Operators must determine if a celebrity spokesperson is the right approach for their advertising, McCoy says. He says the key is deciding what you want that celebrity to do for your brand. “Do you want them to be representative of the brand or just be a pitch person?” he says. “Those are two very different things.”
Randy Novak, vice president of industry research and relations for Geomentum, an Illinois-based advertising agency, says quick serves should consider the following four questions when considering a celebrity spokesperson: Will it drive traffic and sales? What is your company’s target audience, and how would that celebrity relate to that audience? What response would the celebrity’s appearance prompt? Does the celebrity set the right tone for the company promotion?
Once the decision on whether to use a celebrity is made, Novak says, the next step is finding a celebrity who would work well with the company’s goals. While most quick-serve operators do not have the budget to snag big names like Jennifer Aniston or Justin Bieber, there are many more celebrities on a local and regional level that can be a good fit financially, and also be a good fit with the brand and customer relations.
In fact, companies such as E-Poll Market Research in Encino, California, specialize in celebrity evaluation and endorsement potential at the national level for all celebrities and the local level for athletes and sports figures. “There are many instances where a celebrity who is not well known on a national level can have very strong endorsement potential in a specific local market,” says Gerry Philpott, CEO of E-Poll Market Research.
Although sports figures do garner a large following, other local celebrities may include a local news anchor, politician, or radio DJ, Philpott says. Even local heroes like firefighters or winners of well-known contests can make for successful celebrity spokespersons. “On a local basis, you want to find people that consumers relate to,” he says.
Operators who opt to work with a celebrity, Lukondi says, must remember not to get star-struck. “Stay with the reality of the situation,” he says. “Don’t expect miracles. Keep it within your budget. If it doesn’t fit your overall budget, don’t try to make it fit. “
There are some precautions to working with celebrities, regardless of their scope of influence. Linda Duke, CEO of Duke Marketing in San Rafael, California, offers five reasons to not hire a celebrity spokesperson. First, “some celebrities are polarizing,” she says. “Caution should be taken in creating any brand spokesperson or icon that is polarizing. It might cut through the clutter, but do you want to turn half of your customers off in this tough economic climate?”
Second, Duke says, celebrities are expensive, so operators must consider carefully if the investment is warranted. Third, she says, celebrities can be hard to work with, often because of personality or scheduling issues.

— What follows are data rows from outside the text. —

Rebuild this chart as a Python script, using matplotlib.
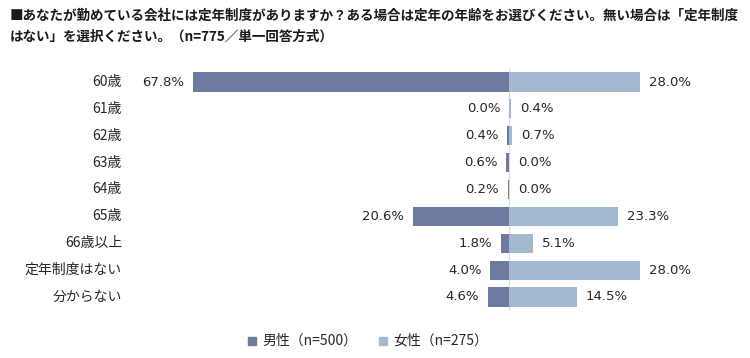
import matplotlib.pyplot as plt
import numpy as np

plt.rcParams['font.family'] = ['Noto Sans CJK JP', 'DejaVu Sans']

# データ
categories = ['60歳', '61歳', '62歳', '63歳', '64歳', '65歳', '66歳以上', '定年制度はない', '分からない']
male = [67.8, 0.0, 0.4, 0.6, 0.2, 20.6, 1.8, 4.0, 4.6]
female = [28.0, 0.4, 0.7, 0.0, 0.0, 23.3, 5.1, 28.0, 14.5]
male_label = '男性（n=500）'
female_label = '女性（n=275）'
title = ('■あなたが勤めている会社には定年制度がありますか？ある場合は定年の年齢をお選びください。無い場合は「定年制度\n'
         'はない」を選択ください。（n=775／単一回答方式）')

c_male = '#6f7aa1'
c_female = '#a3b9d0'

fig = plt.figure(figsize=(7.5, 3.58), dpi=100)
W, H = 750, 358
# axes placed in pixel coordinates
left, right = 130, 720
top, bottom = 68.6, 310.4
ax = fig.add_axes([left / W, 1 - bottom / H, (right - left) / W, (bottom - top) / H])

y = np.arange(len(categories))
ax.barh(y, [-v for v in male], height=0.71, color=c_male)
ax.barh(y, female, height=0.71, color=c_female)
ax.axvline(0, color='#d9d9d9', linewidth=0.8, zorder=0)

ax.set_xlim(-81.2, 45.2)
ax.set_ylim(len(categories) - 0.5, -0.5)

pad = 1.9  # in data units (~9px)
for i in range(len(categories)):
    ax.text(-male[i] - pad, y[i], f'{male[i]:.1f}%', ha='right', va='center',
            fontsize=9.5, color='#262626', family='DejaVu Sans')
    ax.text(female[i] + pad, y[i], f'{female[i]:.1f}%', ha='left', va='center',
            fontsize=9.5, color='#262626', family='DejaVu Sans')
    fig.text(122 / W, 1 - (82 + i * 26.875) / H, categories[i], ha='right', va='center',
             fontsize=10, color='#262626')

ax.axis('off')

fig.text(10 / W, 1 - 26 / H, title, ha='left', va='center', fontsize=9.75,
         fontweight='bold', color='#1a1a1a', linespacing=1.6)

# 凡例
fig.patches.append(plt.Rectangle((248 / W, 1 - 345 / H), 8 / W, 8 / H,
                                 transform=fig.transFigure, color=c_male))
fig.text(262 / W, 1 - 341 / H, male_label, ha='left', va='center', fontsize=10, color='#262626')
fig.patches.append(plt.Rectangle((379 / W, 1 - 345 / H), 8 / W, 8 / H,
                                 transform=fig.transFigure, color=c_female))
fig.text(393 / W, 1 - 341 / H, female_label, ha='left', va='center', fontsize=10, color='#262626')

plt.savefig('out.png', dpi=100)
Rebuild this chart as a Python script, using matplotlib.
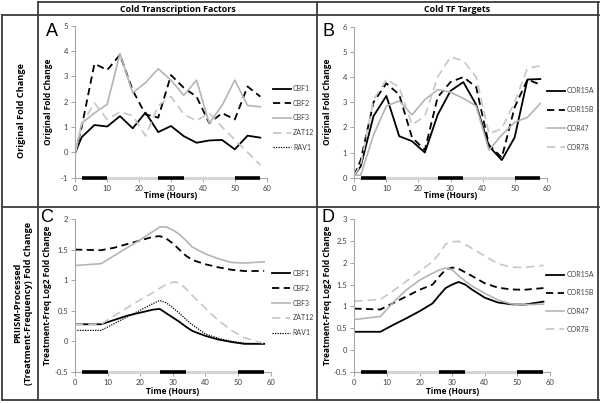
import numpy as np
import matplotlib
matplotlib.use("Agg")
import matplotlib.pyplot as plt
from matplotlib.lines import Line2D

# ----- data -----
t_raw = [0, 2, 6, 10, 14, 18, 22, 26, 30, 34, 38, 42, 46, 50, 54, 58]

# panel A: original fold change, transcription factors
a_cbf1 = [0, 0.6, 1.08, 1.02, 1.43, 0.95, 1.57, 0.8, 1.04, 0.64, 0.38, 0.47, 0.49, 0.12, 0.66, 0.58]
a_cbf2 = [0, 1.0, 3.5, 3.25, 3.85, 2.45, 1.5, 1.37, 3.05, 2.55, 2.2, 1.15, 1.55, 1.3, 2.6, 2.2]
a_cbf3 = [0, 1.15, 1.55, 1.9, 3.9, 2.35, 2.75, 3.3, 2.85, 2.25, 2.85, 1.15, 1.85, 2.85, 1.85, 1.8]
a_zat12 = [0, 1.1, 1.95, 1.3, 1.6, 1.45, 0.65, 1.85, 2.2, 1.5, 1.25, 1.55, 1.0, 0.5, 0.0, -0.5]
a_rav1 = []

# panel B: original fold change, TF targets
b_cor15a = [0.1, 0.45, 2.45, 3.25, 1.65, 1.45, 1.0, 2.5, 3.45, 3.8, 2.9, 1.25, 0.7, 1.6, 3.9, 3.92]
b_cor15b = [0.1, 0.7, 3.0, 3.75, 3.3, 1.6, 1.1, 3.2, 3.8, 4.0, 3.6, 1.3, 0.8, 2.8, 3.9, 3.7]
b_cor47 = [0.1, 0.1, 1.7, 2.85, 3.05, 2.5, 3.1, 3.5, 3.4, 3.15, 2.85, 1.1, 1.7, 2.2, 2.4, 2.95]
b_cor78 = [0.1, 0.5, 3.1, 3.9, 3.6, 2.1, 2.45, 4.0, 4.8, 4.65, 4.0, 1.75, 1.95, 3.0, 4.35, 4.45]

t_proc = [0, 8, 12, 16, 20, 24, 26, 28, 30, 32, 34, 36, 40, 44, 48, 52, 58]

# panel C: PRIISM processed, transcription factors
c_cbf1 = [0.28, 0.28, 0.35, 0.42, 0.47, 0.52, 0.53, 0.46, 0.39, 0.32, 0.24, 0.17, 0.09, 0.03, -0.01, -0.04, -0.04]
c_cbf2 = [1.5, 1.49, 1.53, 1.59, 1.65, 1.71, 1.72, 1.68, 1.6, 1.5, 1.4, 1.33, 1.26, 1.21, 1.17, 1.15, 1.15]
c_cbf3 = [1.24, 1.27, 1.4, 1.53, 1.66, 1.8, 1.87, 1.87, 1.82, 1.75, 1.65, 1.54, 1.43, 1.35, 1.29, 1.28, 1.3]
c_zat12 = [0.28, 0.28, 0.42, 0.55, 0.68, 0.8, 0.87, 0.93, 0.97, 0.96, 0.86, 0.75, 0.54, 0.34, 0.18, 0.06, -0.04]
c_rav1 = [0.18, 0.18, 0.29, 0.4, 0.51, 0.62, 0.67, 0.63, 0.55, 0.46, 0.36, 0.27, 0.12, 0.05, 0.0, -0.03, -0.04]

# panel D: PRIISM processed, TF targets
d_cor15a = [0.42, 0.42, 0.58, 0.73, 0.89, 1.07, 1.25, 1.42, 1.5, 1.56, 1.5, 1.39, 1.2, 1.09, 1.05, 1.04, 1.11]
d_cor15b = [0.95, 0.93, 1.08, 1.23, 1.38, 1.5, 1.68, 1.84, 1.89, 1.86, 1.78, 1.7, 1.53, 1.43, 1.39, 1.38, 1.42]
d_cor47 = [0.7, 0.77, 1.1, 1.38, 1.6, 1.76, 1.83, 1.88, 1.84, 1.7, 1.58, 1.47, 1.3, 1.15, 1.06, 1.04, 1.05]
d_cor78 = [1.12, 1.16, 1.36, 1.58, 1.8, 2.03, 2.2, 2.43, 2.48, 2.49, 2.42, 2.33, 2.15, 1.98, 1.9, 1.89, 1.94]

# dark (night) periods and light periods for the bar under each plot
dark_periods = [(2, 10), (26, 34), (50, 58)]
light_periods = [(10, 26), (34, 50)]

tf_names = ["CBF1", "CBF2", "CBF3", "ZAT12", "RAV1"]
target_names = ["COR15A", "COR15B", "COR47", "COR78"]

# ----- styles -----
GREY = "#b4b4b4"
LGREY = "#c6c6c6"
tf_styles = [
    dict(color="black", lw=1.3, ls="-"),
    dict(color="black", lw=1.3, ls=(0, (4, 2.5))),
    dict(color=GREY, lw=1.2, ls="-"),
    dict(color=LGREY, lw=1.2, ls=(0, (5, 3))),
    dict(color="black", lw=0.9, ls=(0, (1, 1))),
]
target_styles = tf_styles[:4]

W, H = 600, 403
fig = plt.figure(figsize=(W / 100, H / 100), dpi=100)
fig.patch.set_facecolor("white")

TICKFONT = "Lato"
BOLDFONT = "Open Sans"
LABSIZE = 6.0
HEADSIZE = 6.4


def px_axes(x0, x1, ytop, ybot):
    return fig.add_axes([x0 / W, 1 - ybot / H, (x1 - x0) / W, (ybot - ytop) / H])


def style_axes(ax, ylim, yticks, yticklabels, ylabel, xlab_off):
    ax.set_xlim(0, 60)
    ax.set_ylim(*ylim)
    ax.set_xticks(range(0, 61, 10))
    ax.set_yticks(yticks)
    ax.set_yticklabels(yticklabels)
    for s in ["top", "right"]:
        ax.spines[s].set_visible(False)
    for s in ["left", "bottom"]:
        ax.spines[s].set_color("#a6a6a6")
        ax.spines[s].set_linewidth(0.8)
    ax.tick_params(direction="out", length=3, width=0.7, color="#a6a6a6",
                   labelsize=5.5, labelcolor="#404040", pad=2)
    for lab in ax.get_xticklabels() + ax.get_yticklabels():
        lab.set_fontfamily(TICKFONT)
    ax.set_xlabel("Time (Hours)", fontsize=LABSIZE, fontweight="bold", family=BOLDFONT)
    ax.xaxis.set_label_coords(0.5, -xlab_off)
    ax.set_ylabel(ylabel, fontsize=LABSIZE, fontweight="bold", family=BOLDFONT)
    ax.yaxis.set_label_coords(-0.115, 0.5)
    y0 = ylim[0]
    for a, b in light_periods:
        ax.plot([a, b], [y0, y0], color="#d4d4d4", lw=2.2, solid_capstyle="butt",
                clip_on=False, zorder=5)
    for a, b in dark_periods:
        ax.plot([a, b], [y0, y0], color="black", lw=2.6, solid_capstyle="butt",
                clip_on=False, zorder=6)


def add_legend(ax, names, styles, x_px, yc_px, spacing):
    handles = [Line2D([], [], **st) for st in styles]
    leg = ax.legend(handles, names, loc="center left",
                    bbox_to_anchor=(x_px / W, 1 - yc_px / H),
                    bbox_transform=fig.transFigure, frameon=False,
                    borderpad=0, borderaxespad=0, handlelength=2.65,
                    handletextpad=0.3, labelspacing=spacing,
                    prop={"family": TICKFONT, "size": 5})
    for txt in leg.get_texts():
        txt.set_color("#404040")


# panel A
axA = px_axes(75.3, 266.7, 25.7, 177.7)
for vals, st in zip([a_cbf1, a_cbf2, a_cbf3, a_zat12, a_rav1], tf_styles):
    if len(vals):
        axA.plot(t_raw, vals, **st)
style_axes(axA, (-1, 5), range(-1, 6), [str(v) for v in range(-1, 6)],
           "Original Fold Change", 0.085)
add_legend(axA, tf_names, tf_styles, 272.5, 118, 1.09)

# panel B
axB = px_axes(354.3, 546.7, 26.7, 177.7)
for vals, st in zip([b_cor15a, b_cor15b, b_cor47, b_cor78], target_styles):
    axB.plot(t_raw, vals, **st)
style_axes(axB, (0, 6), range(0, 7), [str(v) for v in range(0, 7)],
           "Original Fold Change", 0.085)
add_legend(axB, target_names, target_styles, 546.5, 119, 1.69)

ylab_proc = "Treatment-Freq Log2 Fold Change"
c_ticks = [-0.5, 0, 0.5, 1, 1.5, 2]
d_ticks = [-0.5, 0, 0.5, 1, 1.5, 2, 2.5, 3]

# panel C
axC = px_axes(75, 270.7, 219, 372)
for vals, st in zip([c_cbf1, c_cbf2, c_cbf3, c_zat12, c_rav1], tf_styles):
    axC.plot(t_proc, vals, **st)
style_axes(axC, (-0.5, 2), c_ticks, ["%g" % v for v in c_ticks], ylab_proc, 0.1)
add_legend(axC, tf_names, tf_styles, 272, 303, 1.15)

# panel D
axD = px_axes(354.3, 550, 219, 372)
for vals, st in zip([d_cor15a, d_cor15b, d_cor47, d_cor78], target_styles):
    axD.plot(t_proc, vals, **st)
style_axes(axD, (-0.5, 3), d_ticks, ["%g" % v for v in d_ticks], ylab_proc, 0.1)
add_legend(axD, target_names, target_styles, 546, 302, 1.62)

# panel letters
for letter, (x, y) in zip("ABCD", [(52, 32), (328, 31), (47, 218), (328, 218)]):
    fig.text(x / W, 1 - y / H, letter, fontsize=13, family="Liberation Sans",
             ha="center", va="center")

# table frame
FRAME = "#3c3c3c"


def hline(y, x0, x1, lw=1.3):
    fig.add_artist(Line2D([x0 / W, x1 / W], [1 - y / H, 1 - y / H], color=FRAME, lw=lw))


def vline(x, y0, y1, lw=1.3):
    fig.add_artist(Line2D([x / W, x / W], [1 - y0 / H, 1 - y1 / H], color=FRAME, lw=lw))


hline(2, 38, 598.5)
hline(15, 1.5, 598.5)
hline(207, 1.5, 598.5)
hline(399.5, 1.5, 598.5)
vline(2, 15, 399.5)
vline(38, 1.5, 399.5)
vline(317, 1.5, 399.5)
vline(598, 1.5, 399.5)

fig.text(178 / W, 1 - 9 / H, "Cold Transcription Factors", fontsize=HEADSIZE,
         fontweight="bold", family=BOLDFONT, ha="center", va="center")
fig.text(457 / W, 1 - 9 / H, "Cold TF Targets", fontsize=HEADSIZE,
         fontweight="bold", family=BOLDFONT, ha="center", va="center")
fig.text(22 / W, 1 - 111 / H, "Original Fold Change", fontsize=6.6,
         fontweight="bold", family=BOLDFONT, rotation=90, ha="center", va="center")
fig.text(23 / W, 1 - 303 / H, "PRIISM-Processed\n(Treatment-Frequency) Fold Change",
         fontsize=6.6, fontweight="bold", family=BOLDFONT, rotation=90,
         ha="center", va="center", linespacing=1.15, multialignment="center")

fig.savefig("out.png", dpi=100)
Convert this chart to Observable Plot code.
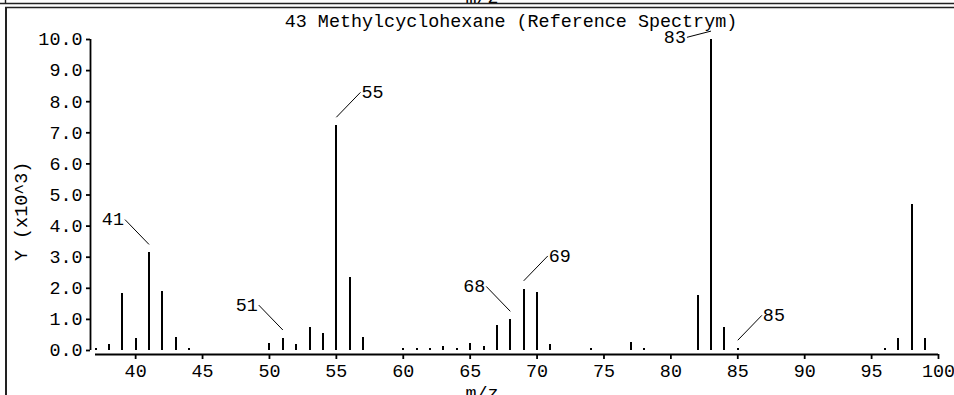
<!DOCTYPE html>
<html>
<head>
<meta charset="utf-8">
<script src="https://cdn.jsdelivr.net/npm/d3@7"></script>
<script src="https://cdn.jsdelivr.net/npm/@observablehq/plot@0.6"></script>
<style>
  html, body { margin: 0; padding: 0; background: #fff; }
  #chart svg { display: block; }
</style>
</head>
<body>
<div id="chart"></div>
<script>
// ---- data (intensity in thousands) ----
const titleText = "43 Methylcyclohexane (Reference Spectrym)";
const xLabel = "m/z";
const yLabel = "Y (x10^3)";
const mz = [37,38,39,40,41,42,43,44,50,51,52,53,54,55,56,57,60,61,62,63,64,65,66,67,68,69,70,71,74,77,78,82,83,84,85,96,97,98,99];
const intensity = [0.06,0.19,1.84,0.39,3.14,1.91,0.43,0.06,0.23,0.39,0.19,0.74,0.56,7.23,2.35,0.43,0.06,0.06,0.06,0.13,0.06,0.23,0.13,0.79,0.99,1.97,1.86,0.18,0.06,0.25,0.06,1.78,10.0,0.73,0.06,0.06,0.38,4.68,0.38];
const xTicks = [40,45,50,55,60,65,70,75,80,85,90,95,100];
const yTicks = [0,1,2,3,4,5,6,7,8,9,10];
const peakLabels = [41,51,55,68,69,83,85];
const labelSides = [-1,-1,1,-1,1,-1,1]; // -1 = label to the left, 1 = to the right

// ---- build tables ----
const peaks = mz.map((m, i) => ({mz: m, v: intensity[i]}));
const yMax = 10;
const ann = peakLabels.map((m, i) => {
  const v = intensity[mz.indexOf(m)];
  const side = labelSides[i];
  const y1 = v + 0.27;
  const rise = (v + 1.07 > yMax) ? -0.2 : 0.8;
  return {mz: m, side, x1: m, y1, x2: m + side * 1.8, y2: y1 + rise, text: String(m)};
});

const font = "Liberation Mono, DejaVu Sans Mono, monospace";
const fs = 18.4;

const plot = Plot.plot({
  width: 954,
  height: 395,
  marginLeft: 95,
  marginRight: 16,
  marginTop: 39,
  marginBottom: 41,
  insetBottom: 4,
  style: {fontFamily: font, fontSize: fs + "px", color: "#000", background: "#fff"},
  x: {domain: [37, 100]},
  y: {domain: [0, 10]},
  marks: [
    // x axis line
    Plot.ruleY([0], {dy: 4, stroke: "#000", strokeWidth: 1.8}),
    // y axis line
    Plot.ruleX([37], {y1: 0, y2: 10, dx: -5, stroke: "#000", strokeWidth: 1.8}),
    Plot.axisX({ticks: xTicks, tickSize: 5, tickPadding: 4, tickFormat: d => String(d), label: null, fontSize: fs, stroke: "#000", strokeWidth: 1.8}),
    Plot.axisY({ticks: yTicks, tickSize: 4, tickPadding: 4, dx: -5, tickFormat: d3.format(".1f"), label: null, fontSize: fs, stroke: "#000", strokeWidth: 1.8}),
    // spectrum sticks
    Plot.ruleX(peaks, {x: "mz", y1: 0, y2: "v", stroke: "#000", strokeWidth: 2, shapeRendering: "crispEdges"}),
    // leader lines
    Plot.link(ann, {x1: "x1", y1: "y1", x2: "x2", y2: "y2", stroke: "#000", strokeWidth: 1}),
    Plot.text(ann.filter(d => d.side < 0), {x: "x2", y: "y2", text: "text", textAnchor: "end", dx: -1, fontSize: fs, fill: "#000"}),
    Plot.text(ann.filter(d => d.side > 0), {x: "x2", y: "y2", text: "text", textAnchor: "start", dx: 1, fontSize: fs, fill: "#000"}),
    // title and axis labels
    Plot.text([titleText], {frameAnchor: "top", dx: -6, dy: -26, fontSize: fs, fill: "#000"}),
    Plot.text([yLabel], {frameAnchor: "left", rotate: -90, dx: -74, dy: 64, fontSize: fs, fill: "#000"}),
    Plot.text([xLabel], {frameAnchor: "bottom", dx: -35, dy: 31, lineAnchor: "top", fontSize: fs, fill: "#000"}),
    Plot.text([xLabel], {frameAnchor: "top", dx: -35, dy: -37, lineAnchor: "bottom", fontSize: fs, fill: "#000"})
  ]
});

document.getElementById("chart").appendChild(plot);

// decorative panel borders
const svg = d3.select(plot);
const g = svg.append("g").attr("stroke", "#222").attr("fill", "none");
g.append("line").attr("x1", 0).attr("x2", 954).attr("y1", 3.5).attr("y2", 3.5).attr("stroke-width", 1.4);
g.append("line").attr("x1", 5).attr("x2", 954).attr("y1", 7.5).attr("y2", 7.5).attr("stroke-width", 1.4);
g.append("line").attr("x1", 5.5).attr("x2", 5.5).attr("y1", 0).attr("y2", 3.5).attr("stroke-width", 1.4);
g.append("line").attr("x1", 6).attr("x2", 6).attr("y1", 7).attr("y2", 395).attr("stroke-width", 2);
</script>
</body>
</html>
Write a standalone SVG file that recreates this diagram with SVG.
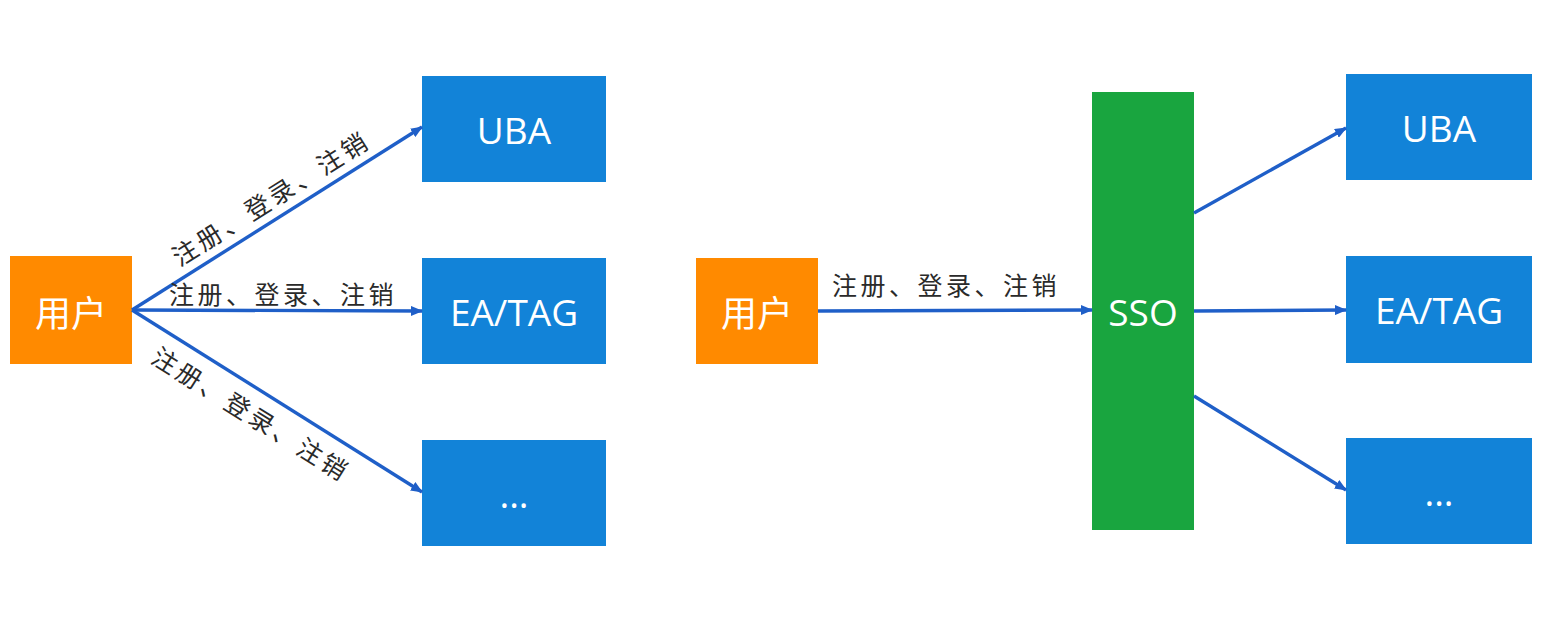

Fourth, “celebrity spokespeople are a marketer’s easy way out,” Duke says. “Finding a celebrity to talk about your brand would be a good tactic if there was no other way to promote your brand.”
And finally, “there are more downsides than upsides to hiring a celebrity,” Duke says. “Expense is only part of the challenge. There could be liability issues, legal issues, and, again, they are fickle, difficult, and don’t always live up to your brand promise.”
As with any advertising campaign, expect to see the initial results of a celebrity ad campaign waver as time goes on, Novak says. “If you see a celebrity aligned with a brand for too long, it becomes a bit tired,” he says. However, in the case of athletes, he says, ad campaigns can seem fresh at the start of a new sport season if the campaign took a break during the off-season.
Throughout the process, continue to evaluate the campaign and its results, the experts say. “Have some clarity in what you want to accomplish,” Novak says. “In the end, this could lead to great exposure for both the celebrity and the brand.”